A scientist separates blood cells from plasma cells to test for the Ebola virus at the European Mobile Laboratory in Gueckedou, Guinea, April 3, 2014.
An Ebola epidemic in West Africa is out of control and requires massive resources from governments and aid agencies to prevent it from spreading further, the medical charity Medecins Sans Frontieres / Doctors Without Borders said Monday.

Since February, a combined 337 people have died in Guinea, Liberia and Sierra Leone, the U.N. World Health Organization said last week, making this the deadliest outbreak since Ebola first emerged in 1976. Patients have been identified in more than 60 locations across the three countries, making it harder to curb the outbreak.
Ebola spreads in West Africa
Ebola spreads in West Africa

Ebola previously has not occurred in the region. It has frightened local residents, who view health facilities with suspicion. This makes it harder to control the disease’s spread, the MSF charity said in a statement.

A lack of understanding has meant people continue to prepare corpses and attend funerals of Ebola victims, leaving them vulnerable to the disease, transmitted by touching victims or through bodily fluids, MSF said.

Civil society groups, governments and religious authorities have also failed to acknowledge the scale of the epidemic and as a result few prominent figures are promoting the fight against the disease, the statement said.

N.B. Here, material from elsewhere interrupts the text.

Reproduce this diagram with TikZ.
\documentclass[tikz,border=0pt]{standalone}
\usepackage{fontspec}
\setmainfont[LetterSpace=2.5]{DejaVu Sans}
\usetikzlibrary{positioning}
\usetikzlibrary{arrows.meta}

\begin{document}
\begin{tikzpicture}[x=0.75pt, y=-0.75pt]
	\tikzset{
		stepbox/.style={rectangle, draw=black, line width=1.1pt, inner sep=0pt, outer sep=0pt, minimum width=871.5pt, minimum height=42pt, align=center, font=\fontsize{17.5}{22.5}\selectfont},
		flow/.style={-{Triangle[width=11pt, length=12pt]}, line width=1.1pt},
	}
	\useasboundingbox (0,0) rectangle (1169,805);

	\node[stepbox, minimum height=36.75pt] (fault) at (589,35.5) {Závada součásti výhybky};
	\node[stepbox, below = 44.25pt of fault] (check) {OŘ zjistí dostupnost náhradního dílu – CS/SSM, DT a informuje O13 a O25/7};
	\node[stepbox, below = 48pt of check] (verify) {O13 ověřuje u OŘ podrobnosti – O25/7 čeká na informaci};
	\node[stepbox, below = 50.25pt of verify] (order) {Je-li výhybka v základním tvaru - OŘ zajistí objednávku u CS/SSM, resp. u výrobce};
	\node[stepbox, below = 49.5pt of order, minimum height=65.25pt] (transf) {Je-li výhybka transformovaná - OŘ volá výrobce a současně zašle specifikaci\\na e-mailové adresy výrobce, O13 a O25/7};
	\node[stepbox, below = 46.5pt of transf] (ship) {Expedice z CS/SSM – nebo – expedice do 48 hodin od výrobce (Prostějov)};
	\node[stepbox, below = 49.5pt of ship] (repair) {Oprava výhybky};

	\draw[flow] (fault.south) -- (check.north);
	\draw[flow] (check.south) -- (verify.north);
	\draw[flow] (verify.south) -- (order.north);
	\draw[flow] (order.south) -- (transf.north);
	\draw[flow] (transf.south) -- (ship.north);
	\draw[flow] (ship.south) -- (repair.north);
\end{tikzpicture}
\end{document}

"The epidemic is out of control,'' said Bart Janssens, MSF director of operations. "With the appearance of new sites in Guinea, Sierra Leone and Liberia, there is a real risk of it spreading to other areas."

"Ebola is no longer a public health issue limited to Guinea: It is affecting the whole of West Africa,"' said Janssens, urging WHO, affected countries and their neighbors to deploy more resources especially trained medical staff.

MSF has treated some 470 patients, 215 of them confirmed cases, in specialized centers in the region. But the organization said it had reached its capacity.

Ebola, fatal in up to 90 percent of cases, has no vaccine and no known cure. The virus initially causes raging fever, headaches, muscle pain, conjunctivitis and weakness before moving into more severe phases with vomiting, diarrhea and hemorrhages.